Before we jump into the strategy of how to play trips, we’d better first clear up some possible confusion. Three-of-a-kind in poker refers to three cards with the same value. In standard poker hand rankings, this hand ranks fourth in ascending strength order, being higher than two pairs, one pair, and high card. And depending on how it’s formed, it can be called “set” and “trips”.
To be clear, the terms “set” and “trips” in poker can be quite different.
A pocket pair in the hole that connects with the cards on the board to make three of a kind is called a set. Trips, on the other hand, is a three-of-a-kind that uses just one hole card in your hand. Both terms are often used in games like Omaha or Seven Card Stud, but this poker strategy article deals solely with Texas Hold’em.
Playing Trips As The Aggressor
Okay, with the definition of trips clarified, it’s time to talk tactics. Perhaps the most important thing to note is the difference between holding trips as the pre-flop aggressor, compared to calling.
Why is that the case? Because when you are the one doing the raising, you hold a range advantage. As such, you should naturally continue to be aggressive after the flop. However, the value of your trips will determine exactly how big of an advantage you hold.
On the flip side, if you call pre-flop, then your opponent is typically the one holding the range advantage. That means you should be inclined to slow down and be a little less aggressive. The situation may even call for you to get a little trappy with your flopped trips.
Let’s now take a look at a few examples that will help to illustrate the point.
Hand Example – Low Trips
Imagine a rainbow flop of 6-6-2 after you had raised pre-flop from the button and found one caller. For this kind of hands, if you use a solver, you’ll be advised to bet around 90% of the time. The other 10% should be to check when you hold a lower kicker. Suited connectors like 7-6 or 6-5, for instance.
You probably don’t want to be overly aggressive in this spot, however. If you take a well-constructed pre-flop raising range for this situation, you probably have trips slightly less often than your opponent. You’re much more likely to be looking at pocket pairs and overcards, so you need to behave accordingly to protect your range.
Hand Example – High Trips
Now let’s imagine the same pre-flop set up, raising from the button and finding a single call.

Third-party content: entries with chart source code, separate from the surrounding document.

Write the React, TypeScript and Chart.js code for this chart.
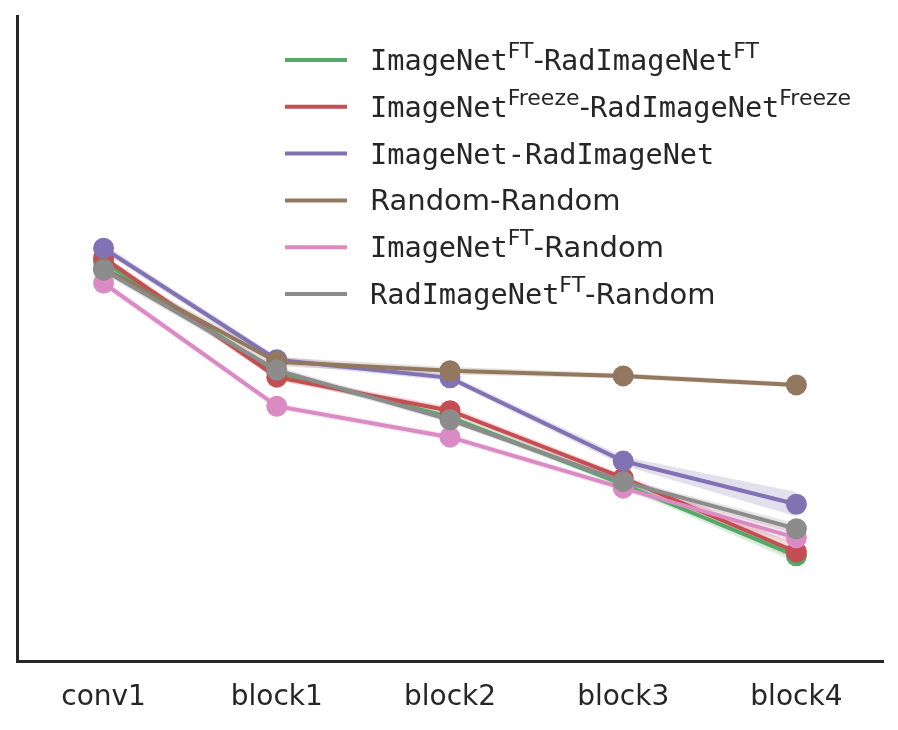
import React, { useEffect, useRef } from 'react';
import { Chart, registerables } from 'chart.js';

Chart.register(...registerables);

const layers = ['conv1', 'block1', 'block2', 'block3', 'block4'];

// mean value per layer
const ftFt = [0.619, 0.447, 0.378, 0.274, 0.163];
const freezeFreeze = [0.625, 0.44, 0.388, 0.284, 0.169];
const imnetRadimnet = [0.64, 0.467, 0.439, 0.31, 0.243];
const randomRandom = [0.609, 0.464, 0.45, 0.442, 0.428];
const imnetFtRandom = [0.586, 0.395, 0.347, 0.268, 0.191];
const radFtRandom = [0.606, 0.451, 0.374, 0.278, 0.205];

// half width of the shaded band
const ftFtErr = [0.006, 0.005, 0.005, 0.005, 0.01];
const freezeErr = [0.006, 0.005, 0.006, 0.005, 0.012];
const imnetErr = [0.006, 0.006, 0.005, 0.007, 0.019];
const randomErr = [0.006, 0.007, 0.006, 0.004, 0.004];
const imnetFtRandomErr = [0.006, 0.005, 0.005, 0.005, 0.01];
const radFtRandomErr = [0.006, 0.006, 0.005, 0.005, 0.008];

type Part = { text: string; mono?: boolean; sup?: boolean };

const seriesLabels: Part[][] = [
    [{ text: 'ImageNet', mono: true }, { text: 'FT', sup: true }, { text: '-' }, { text: 'RadImageNet', mono: true }, { text: 'FT', sup: true }],
    [{ text: 'ImageNet', mono: true }, { text: 'Freeze', sup: true }, { text: '-' }, { text: 'RadImageNet', mono: true }, { text: 'Freeze', sup: true }],
    [{ text: 'ImageNet-RadImageNet', mono: true }],
    [{ text: 'Random-Random' }],
    [{ text: 'ImageNet', mono: true }, { text: 'FT', sup: true }, { text: '-Random' }],
    [{ text: 'RadImageNet', mono: true }, { text: 'FT', sup: true }, { text: '-Random' }],
];

const colors = ['#55A868', '#C44E52', '#8172B3', '#937860', '#DA8BC3', '#8C8C8C'];
const values = [ftFt, freezeFreeze, imnetRadimnet, randomRandom, imnetFtRandom, radFtRandom];
const errors = [ftFtErr, freezeErr, imnetErr, randomErr, imnetFtRandomErr, radFtRandomErr];

const ink = '#262626';

const withAlpha = (hex: string, a: number) => {
    const n = parseInt(hex.slice(1), 16);
    return `rgba(${(n >> 16) & 255}, ${(n >> 8) & 255}, ${n & 255}, ${a})`;
};

const mixedLegend = {
    id: 'mixedLegend',
    afterDraw(chart: Chart) {
        const ctx = chart.ctx;
        ctx.save();
        seriesLabels.forEach((parts, i) => {
            const y = 60 + i * 46.8;
            ctx.strokeStyle = colors[i];
            ctx.lineWidth = 4;
            ctx.beginPath();
            ctx.moveTo(285, y);
            ctx.lineTo(347, y);
            ctx.stroke();

            let x = 370;
            ctx.fillStyle = ink;
            ctx.textBaseline = 'alphabetic';
            parts.forEach((p) => {
                const size = p.sup ? 22 : p.mono ? 28.6 : 29;
                const family = p.mono ? '"DejaVu Sans Mono"' : '"DejaVu Sans"';
                ctx.font = `${size}px ${family}`;
                ctx.fillText(p.text, x, y + 10 - (p.sup ? 12 : 0));
                x += ctx.measureText(p.text).width;
            });
        });
        ctx.restore();
    },
};

const App: React.FC = () => {
    const chartRef = useRef<HTMLCanvasElement>(null);
    const chartInstanceRef = useRef<Chart | null>(null);

    useEffect(() => {
        if (!chartRef.current) return;
        const ctx = chartRef.current.getContext('2d');
        if (!ctx) return;
        if (chartInstanceRef.current) chartInstanceRef.current.destroy();

        const datasets: any[] = [];
        // bands first (indices 0..11), drawn underneath
        values.forEach((vals, i) => {
            datasets.push({
                label: `lower${i}`,
                data: vals.map((v, j) => v - errors[i][j]),
                borderWidth: 0,
                pointRadius: 0,
                fill: false,
                order: 20 + i,
            });
            datasets.push({
                label: `upper${i}`,
                data: vals.map((v, j) => v + errors[i][j]),
                borderWidth: 0,
                pointRadius: 0,
                backgroundColor: withAlpha(colors[i], 0.22),
                fill: '-1',
                order: 20 + i,
            });
        });
        values.forEach((vals, i) => {
            datasets.push({
                label: `series${i}`,
                data: vals,
                borderColor: colors[i],
                backgroundColor: colors[i],
                borderWidth: 4,
                pointRadius: 10.5,
                pointBorderWidth: 0,
                pointBackgroundColor: colors[i],
                fill: false,
                order: 10 - i,
            });
        });

        chartInstanceRef.current = new Chart(ctx, {
            type: 'line',
            data: { labels: layers, datasets },
            plugins: [mixedLegend],
            options: {
                responsive: true,
                maintainAspectRatio: false,
                animation: false,
                layout: { padding: { top: 16, right: 15, left: 17, bottom: 0 } },
                plugins: {
                    legend: { display: false },
                    tooltip: { enabled: false },
                },
                scales: {
                    x: {
                        offset: true,
                        grid: { display: false, drawTicks: false },
                        border: { display: true, color: ink, width: 3 },
                        ticks: {
                            color: ink,
                            padding: 20,
                            font: { family: '"DejaVu Sans"', size: 28 },
                        },
                        afterFit: (scale: any) => {
                            scale.height = 69;
                        },
                    },
                    y: {
                        min: 0,
                        max: 1,
                        grid: { display: false, drawTicks: false },
                        border: { display: true, color: ink, width: 3 },
                        ticks: { display: false },
                    },
                },
            },
        });

        return () => {
            if (chartInstanceRef.current) {
                chartInstanceRef.current.destroy();
                chartInstanceRef.current = null;
            }
        };
    }, []);

    return (
        <div style={{ position: 'fixed', left: 0, top: 0, width: 898, height: 730, background: '#fff' }}>
            <canvas ref={chartRef}></canvas>
        </div>
    );
};

export default App;
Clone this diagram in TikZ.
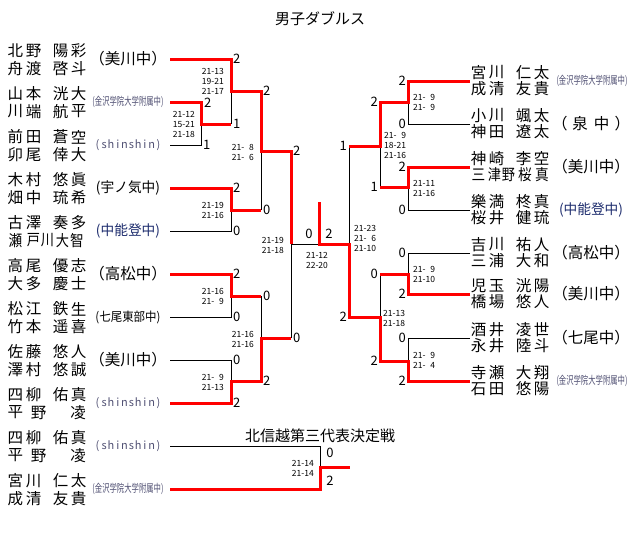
\documentclass[tikz,border=0pt]{standalone}
\usepackage{fontspec}
\setmainfont{Noto Sans CJK JP}
\usepackage{graphicx}
\usetikzlibrary{calc}
\definecolor{redline}{RGB}{255,0,0}
\definecolor{grayblue}{RGB}{80,80,115}
\definecolor{navyt}{RGB}{30,45,110}
\tikzset{
  redl/.style={draw=redline, line width=3pt},
  blkl/.style={draw=black, line width=1pt},
  nmc/.style={inner sep=0pt, font=\fontsize{15.5}{16}\selectfont},
  gscore/.style={inner sep=0pt, font=\fontsize{13}{13}\selectfont},
  mscL/.style={inner sep=0pt, anchor=east, align=right, font=\fontsize{8.5}{10}\selectfont},
  mscR/.style={inner sep=0pt, anchor=west, align=left, font=\fontsize{8.5}{10}\selectfont},
  mscC/.style={inner sep=0pt, align=center, font=\fontsize{8.5}{10}\selectfont},
  schoolbox/.style={inner sep=0pt},
  titlebox/.style={inner sep=0pt, font=\fontsize{15}{15}\selectfont},
}
\newcommand\pn[7]{%
  \node[nmc] (#1a) at ({#2},{#3}) {#4};
  \node[nmc] (#1b) at ({#2+18},{#3}) {#5};
  \node[nmc] (#1c) at ({#2+45},{#3}) {#6};
  \node[nmc] (#1d) at ({#2+63},{#3}) {#7};}
\newcommand\schBig[4]{\node[schoolbox, font=\fontsize{15.5}{16}\selectfont] (#1) at (#2,#3) {#4};}
\newcommand\schUno[4]{\node[schoolbox] (#1) at (#2,#3) {\resizebox{64pt}{\height}{\fontsize{14}{14}\selectfont #4}};}
\newcommand\schNot[3]{\node[schoolbox, text=navyt] (#1) at (#2,#3) {\resizebox{64pt}{\height}{\fontsize{14}{14}\selectfont (中能登中)}};}
\newcommand\schNan[4]{\node[schoolbox] (#1) at (#2,#3) {\resizebox{65pt}{\height}{\fontsize{12.5}{13}\selectfont #4}};}
\newcommand\schKan[3]{\node[schoolbox, text=grayblue] (#1) at (#2,#3) {\resizebox{71pt}{\height}{\fontsize{11}{11}\selectfont (金沢学院大学附属中)}};}
\newcommand\lc[1]{\makebox[6.8pt]{#1}}
\newcommand\schShin[3]{\node[schoolbox, text=grayblue, font=\fontsize{11}{11}\selectfont] (#1) at (#2,#3) {\lc(\lc s\lc h\lc i\lc n\lc s\lc h\lc i\lc n\lc)};}
\begin{document}
\begin{tikzpicture}[x=1pt,y=-1pt]
\useasboundingbox[fill=white] (0,0) rectangle (640,541);
\node[titlebox] (title) at (320,18.5) {男子ダブルス};
\node[titlebox] (title2) at (320,436) {北信越第三代表決定戦};

% ---------- coordinates ----------
\coordinate (L1) at (170,59);  \coordinate (L2) at (170,102); \coordinate (L3) at (170,145);
\coordinate (L4) at (170,188); \coordinate (L5) at (170,231); \coordinate (L6) at (170,274);
\coordinate (L7) at (170,317); \coordinate (L8) at (170,360); \coordinate (L9) at (170,403);
\coordinate (M1) at (201,124); \coordinate (M2) at (231,91);  \coordinate (M3) at (231,210);
\coordinate (M4) at (261,151); \coordinate (M5) at (231,296); \coordinate (M6) at (231,381);
\coordinate (M7) at (261,338); \coordinate (M8) at (291,244);
\coordinate (F) at (319,244);  \coordinate (FT) at (319,202);
\coordinate (R1) at (470,81);  \coordinate (R2) at (470,124); \coordinate (R3) at (470,167);
\coordinate (R4) at (470,210); \coordinate (R5) at (470,253); \coordinate (R6) at (470,294);
\coordinate (R7) at (470,338); \coordinate (R8) at (470,381);
\coordinate (N1) at (408,102); \coordinate (N2) at (408,187); \coordinate (N3) at (380,146);
\coordinate (N4) at (408,274); \coordinate (N5) at (408,361); \coordinate (N6) at (380,317);
\coordinate (N7) at (349,244);
\coordinate (B1) at (170,446); \coordinate (B2) at (170,489);
\coordinate (BM) at (320,467); \coordinate (BE) at (350,467);

% ---------- black lines ----------
\draw[blkl] (L3) -| (M1);
\draw[blkl] (M1 -| M2) -- (M2);
\draw[blkl] (L5) -| (M3);
\draw[blkl] (M3 -| M4) -- (M4);
\draw[blkl] (L7) -| (M5);
\draw[blkl] (L8) -| (M6);
\draw[blkl] (M5 -| M7) -- (M7);
\draw[blkl] (M7 -| M8) -- (M8) -- (F);
\draw[blkl] (R2) -| (N1);
\draw[blkl] (R4) -| (N2);
\draw[blkl] (N2 -| N3) -- (N3);
\draw[blkl] (R5) -| (N4);
\draw[blkl] (R7) -| (N5);
\draw[blkl] (N4 -| N6) -- (N6);
\draw[blkl] (N3 -| N7) -- (N7);
\draw[blkl] (B1) -| (BM);

% ---------- red lines ----------
\draw[redl] (L1) -| (M2) -| (M4) -| (M8);
\draw[redl] (L2) -| (M1) -- (M1 -| M2);
\draw[redl] (L4) -| (M3) -- (M3 -| M4);
\draw[redl] (L6) -| (M5) -- (M5 -| M7);
\draw[redl] (L9) -| (M6) -| (M7) -- (M7 -| M8);
\draw[redl] (R8) -| (N5) -| (N6) -| (N7) -| (FT);
\draw[redl] (R1) -| (N1) -| (N3) -- (N3 -| N7);
\draw[redl] (R3) -| (N2) -- (N2 -| N3);
\draw[redl] (R6) -| (N4) -- (N4 -| N6);
\draw[redl] (B2) -| (BM) -- (BE);

% ---------- game counts ----------
\node[gscore, anchor=west] (g1) at (204,103) {2};
\node[gscore, anchor=west] (g2) at (203,145) {1};
\node[gscore, anchor=west] (g3) at (233,59) {2};
\node[gscore, anchor=west] (g4) at (233,124) {1};
\node[gscore, anchor=west] (g5) at (233,188) {2};
\node[gscore, anchor=west] (g6) at (233,231) {0};
\node[gscore, anchor=west] (g7) at (263,91) {2};
\node[gscore, anchor=west] (g8) at (263,210) {0};
\node[gscore, anchor=west] (g9) at (233,274) {2};
\node[gscore, anchor=west] (g10) at (233,317) {0};
\node[gscore, anchor=west] (g11) at (233,360) {0};
\node[gscore, anchor=west] (g12) at (233,403) {2};
\node[gscore, anchor=west] (g13) at (263,296) {0};
\node[gscore, anchor=west] (g14) at (263,381) {2};
\node[gscore, anchor=west] (g15) at (293,151) {2};
\node[gscore, anchor=west] (g16) at (293,338) {0};
\node[gscore] (g17) at (309,234) {0};
\node[gscore] (g18) at (329,234) {2};
\node[gscore, anchor=east] (h1) at (406,81) {2};
\node[gscore, anchor=east] (h2) at (406,124) {0};
\node[gscore, anchor=east] (h3) at (406,167) {2};
\node[gscore, anchor=east] (h4) at (406,210) {0};
\node[gscore, anchor=east] (h5) at (378,102) {2};
\node[gscore, anchor=east] (h6) at (378,187) {1};
\node[gscore, anchor=east] (h7) at (406,253) {0};
\node[gscore, anchor=east] (h8) at (406,294) {2};
\node[gscore, anchor=east] (h9) at (406,338) {0};
\node[gscore, anchor=east] (h10) at (406,381) {2};
\node[gscore, anchor=east] (h11) at (378,274) {0};
\node[gscore, anchor=east] (h12) at (378,361) {2};
\node[gscore, anchor=east] (h13) at (347,146) {1};
\node[gscore, anchor=east] (h14) at (347,317) {2};
\node[gscore] (b1) at (330,453) {0};
\node[gscore] (b2) at (330,481) {2};

% ---------- match scores ----------
\node[mscL] (s1) at (195,124) {21-12\\15-21\\21-18};
\node[mscL] (s2) at (224,81) {21-13\\19-21\\21-17};
\node[mscL] (s3) at (224,210) {21-19\\21-16};
\node[mscL] (s4) at (254,152) {21-\phantom{0}8\\21-\phantom{0}6};
\node[mscL] (s5) at (224,296) {21-16\\21-\phantom{0}9};
\node[mscL] (s6) at (224,382) {21-\phantom{0}9\\21-13};
\node[mscL] (s7) at (254,339) {21-16\\21-16};
\node[mscL] (s8) at (284,245) {21-19\\21-18};
\node[mscR] (t1) at (413,102) {21-\phantom{0}9\\21-\phantom{0}9};
\node[mscR] (t2) at (413,188) {21-11\\21-16};
\node[mscR] (t3) at (384,145) {21-\phantom{0}9\\18-21\\21-16};
\node[mscR] (t4) at (413,274) {21-\phantom{0}9\\21-10};
\node[mscR] (t5) at (413,360) {21-\phantom{0}9\\21-\phantom{0}4};
\node[mscR] (t6) at (383,318) {21-13\\21-18};
\node[mscR] (t7) at (354,238) {21-23\\21-\phantom{0}6\\21-10};
\node[mscC] (sf) at (317,260) {21-12\\22-20};
\node[mscL] (sb) at (314,468) {21-14\\21-14};

% ---------- left names ----------
\pn{a1}{15.5}{51}{北}{野}{陽}{彩}   \pn{a2}{15.5}{68.5}{舟}{渡}{啓}{斗}
\pn{b1n}{15.5}{94}{山}{本}{洸}{大}  \pn{b2n}{15.5}{111.5}{川}{端}{航}{平}
\pn{c1}{15.5}{137}{前}{田}{蒼}{空}  \pn{c2}{15.5}{154.5}{卯}{尾}{倖}{大}
\pn{d1}{15.5}{180}{木}{村}{悠}{眞}  \pn{d2}{15.5}{197.5}{畑}{中}{琉}{希}
\pn{e1}{15.5}{223}{古}{澤}{奏}{多}
\node[nmc] (e2a) at (15.5,240.5) {\scalebox{0.88}[1]{瀬}};
\node[nmc] (e2b) at (33.5,240.5) {\scalebox{0.85}[1]{戸}};
\node[nmc] (e2c) at (47.5,240.5) {\scalebox{0.85}[1]{川}};
\node[nmc] (e2d) at (62.5,240.5) {\scalebox{0.85}[1]{大}};
\node[nmc] (e2e) at (77,240.5) {\scalebox{0.88}[1]{智}};
\pn{f1}{15.5}{266}{高}{尾}{優}{志}  \pn{f2}{15.5}{283.5}{大}{多}{慶}{士}
\pn{g1n}{15.5}{309}{松}{江}{鉄}{生}  \pn{g2n}{15.5}{326.5}{竹}{本}{遥}{喜}
\pn{h1n}{15.5}{352}{佐}{藤}{悠}{人}  \pn{h2n}{15.5}{369.5}{澤}{村}{悠}{誠}
\pn{i1}{15.5}{395}{四}{柳}{佑}{真}
\node[nmc] (i2a) at (15.5,412.5) {平};
\node[nmc] (i2b) at (38.5,412.5) {野};
\node[nmc] (i2c) at (78,412.5) {凌};
\pn{j1}{15.5}{438}{四}{柳}{佑}{真}
\node[nmc] (j2a) at (15.5,455.5) {平};
\node[nmc] (j2b) at (38.5,455.5) {野};
\node[nmc] (j2c) at (78,455.5) {凌};
\pn{k1}{15.5}{481}{宮}{川}{仁}{太}  \pn{k2}{15.5}{498.5}{成}{清}{友}{貴}

% ---------- right names ----------
\pn{p1}{478.5}{72.5}{宮}{川}{仁}{太}  \pn{p2}{478.5}{89}{成}{清}{友}{貴}
\pn{q1}{478.5}{115.5}{小}{川}{颯}{太} \pn{q2}{478.5}{132}{神}{田}{遼}{太}
\pn{r1}{478.5}{158.5}{神}{崎}{李}{空}
\node[nmc] (r2a) at (478.5,175) {\scalebox{0.88}[1]{三}};
\node[nmc] (r2b) at (494.5,175) {\scalebox{0.85}[1]{津}};
\node[nmc] (r2c) at (508.5,175) {\scalebox{0.85}[1]{野}};
\node[nmc] (r2d) at (525,175) {\scalebox{0.88}[1]{桜}};
\node[nmc] (r2e) at (542,175) {\scalebox{0.88}[1]{真}};
\pn{u1}{478.5}{201.5}{樂}{満}{柊}{真} \pn{u2}{478.5}{218}{桜}{井}{健}{琉}
\pn{v1}{478.5}{244.5}{吉}{川}{祐}{人} \pn{v2}{478.5}{261}{三}{浦}{大}{和}
\pn{w1}{478.5}{285.5}{児}{玉}{洸}{陽} \pn{w2}{478.5}{302}{橋}{場}{悠}{人}
\pn{x1}{478.5}{329.5}{酒}{井}{凌}{世} \pn{x2}{478.5}{346}{永}{井}{陸}{斗}
\pn{y1}{478.5}{372.5}{寺}{瀬}{大}{翔} \pn{y2}{478.5}{389}{石}{田}{悠}{陽}

% ---------- schools ----------
\schBig{sa}{128}{59}{（美川中）}
\schKan{sb}{128}{102}
\schShin{sc}{128}{145}
\schUno{sd}{128}{188}{(宇ノ気中)}
\schNot{se}{128}{231}
\schBig{sf2}{128}{274}{（高松中）}
\schNan{sg}{128}{317}{(七尾東部中)}
\schBig{sh}{128}{360}{（美川中）}
\schShin{si}{128}{403}
\schShin{sj}{128}{446}
\schKan{sk}{128}{489}
\schKan{sp}{592}{81}
\schBig{sq}{591}{124}{（\hspace{5pt}泉\hspace{6pt}中\hspace{5pt}）}
\schBig{sr}{591}{167}{（美川中）}
\schNot{su}{591}{210}
\schBig{sv}{591}{253}{（高松中）}
\schBig{sw}{591}{294}{（美川中）}
\schBig{sx}{591}{338}{（七尾中）}
\schKan{sy}{592}{381}
\end{tikzpicture}
\end{document}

But this time, the flop is a rainbow Q-Q-4. In such a situation, the solver will still tell you to bet out approximately 90% of the time. And the remaining 10% are also checks with weaker kickers, such as J-6 through to J-9.
But the key difference is that perceived range. You obviously have many more hand combinations involving a Q in your range than a 6, as per the first example. Would you really be raising with J-6o, T-6o, or 9-6o, for instance? Seems unlikely. But hands like Q-J, Q-T, and Q-9 are definitely worth a pre-flop button raise in an unopened pot.
This range advantage gives you permission to be more aggressive. After all, you are now more likely to have trips than your opponent. You can bet for value with some thinner holdings, for instance. The 10% of checks are purely there to protect and properly balance your range.
How To Play Trips After Calling
Okay, now let’s go back to the first example, but turn the tables. This time you’re in the Big Blind and are facing the button raise. The flop comes 6-6-2 rainbow. What to do?
It doesn’t make too much sense to bet out, as most of the time players will check to the initial aggressor. It looks too weird to bet here, and what story could we possibly be telling our opponent anyway? If we really had trips in this spot, what do we gain by firing? We’d almost certainly look to get tricky if we had a strong hand.
So, after we check, our opponent fires a small to medium-sized continuation bet. What next? Well, we’re obviously never folding in this spot, but a check-raise is suggested by solvers around two-thirds of the time.
The best hands for check-calling are A-6 offsuit and A-6 suited. That’s because they block our opponent from holding a high-value Ace, increasing the likelihood that they are bluffing. Similarly, the very lowest kicker (6-5 suited) is also a decent check-call, as it unblocks some complete bluffs. In those situations, we can extract more value later on.
We should be check-raising the very highest kickers, like K-6 through J-6, almost every time. Around 85% to 90%, in fact.
Whenever the flop brings trips, the first thing to consider is position. If you’re the pre-flop caller who’s now out of position, you should be check-raising here more often than not. But if you are the pre-flop aggressor, you need to factor in the rank of the paired community card.
If it’s higher in value, it’s more likely to connect with your range, meaning you can confidently be more aggressive. But if it’s a lower-ranking card, consider slowing down a little, betting for value less thinly, and working in fewer semi-bluffs.